Dr Andrew Weyman, Dr David Wainwright, Rachel O’Hara, Professor Philip Jones and Dr Alan Buckingham conducted the research and discovered that individuals do not actively plan their working life. Instead, individuals react to the way that their choices are framed and are susceptible to ‘nudges’ that encourage or discourage early withdrawal from their working life.
Their report highlighted the importance of policy intervention to change the way that choices are framed (to change the ‘choice architecture’). Focussing on the decision to save for a pension, policies that enrol individuals automatically in pension schemes (with the choice of opting out) are preferable to policies that routinely warn of the pitfalls that individuals will face if they fail to save for an adequate pension.
Governments are able to work in partnership with employers to design the choice architecture. Employers are able to act as a conduit; to transmit and amplify the signals that governments emit. In this partnership, governments are able to cultivate the adoption of ‘good practice’ in the management of human resources.

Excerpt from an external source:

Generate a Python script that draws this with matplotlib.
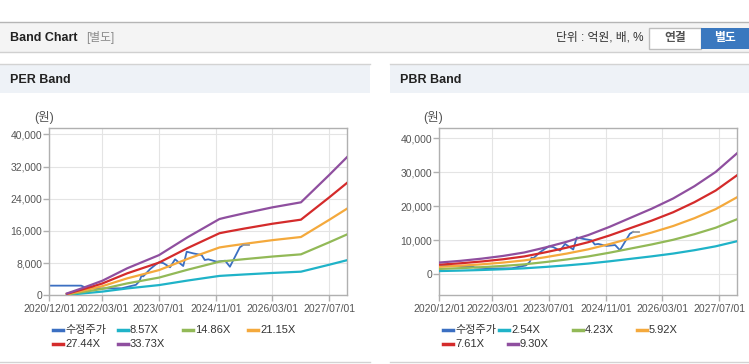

The report identifies differences in:
- employment opportunities
- availability of flexible working arrangements
- individuals’ capacity to work and differences in culture
Government intervention is likely to be more effective when it is targeted on individuals who enjoy their work and on individuals with a greater opportunity to extend their working lives. The report identifies the groups (in the ‘receptive middle’) that are likely to respond to government intervention.
This research has informed the Department of Work and Pension’s Extending Working Lives Sector Initiative (2013), to manage the removal of the default retirement age, as well as the Age Positive Initiative (2013), to work with employers to develop guidance on the employment of older employees.
The report was one of thirteen cited by the Academy of Social Science to support the Campaign for Social Science.